El ser humano es una criatura que podríamos decir que está hecha de historias. Somos animales de historias, están en nuestra naturaleza. Desde los albores de la humanidad, contamos historias. “¿Sabes cómo cacé ese mamut? Ahora te lo cuento…” Las contamos a nuestros hijos, muchas veces en forma de cuentos que le servirán para ir asentando los conceptos del bien y del mal. Y, sobre todo, como decía Chesterton, de que a los dragones se los puede vencer. Hablamos de cómo nos ha ido el día en el trabajo, en la casa… incluso dicen que para hacer publicidad lo mejor es contar una historia.
Y, por supuesto, escribimos historias que otros leen.
Si te fijas, hay algo que es común a todo esto: la relación de las historias que contamos con la verdad. Ni una sola deja de tener referencia a la verdad de una u otra manera. No nos podemos desligar de ella.
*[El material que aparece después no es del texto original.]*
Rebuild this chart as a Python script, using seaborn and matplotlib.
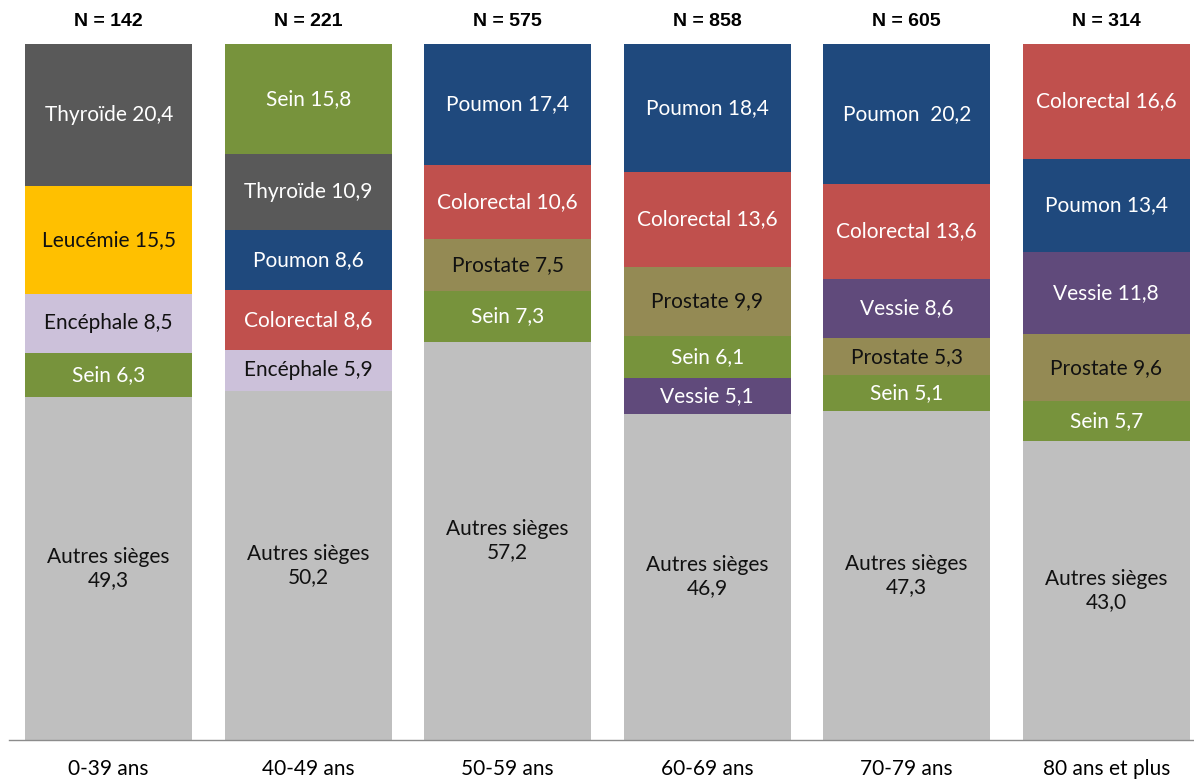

Las novelas pueden ser una poderosa herramienta para explorar la verdad. Mediante ellas, los escritores podemos ofrecer una cierta visión de la verdad. Podemos ayudar a que la veas a través de distintos tipos de ojos. Tantos como personajes. Cada uno de ellos puede mostrar una forma de entender la misma verdad.
Más que poder, yo diría que lo hacemos incluso sin querer. En el mismo momento de dar a luz a nuestros personajes, sabemos que tendrán una cierta cosmovisión, un cierto bagaje cultural que le hará pensar, hablar y actuar de una determinada manera. En Apocalipsis, el día del Señor, por ejemplo, hay un personaje muy querido por mí que no tiene problema en matar a un enemigo porque es lo que ha vivido toda su vida. Eso crea una cierta tensión que ayuda a explorar esa faceta del mundo, esa faceta de la verdad: ¿la violencia a veces es necesaria?
Quizá el escritor dé de forma más o menos clara su respuesta. Sin embargo, lo que es seguro es que nos cuestionará de algún modo.
Un libro no es solo un pasatiempo. Es un viaje en el que conocer otros mundos, otras personas… y, quizá, a ti mismo.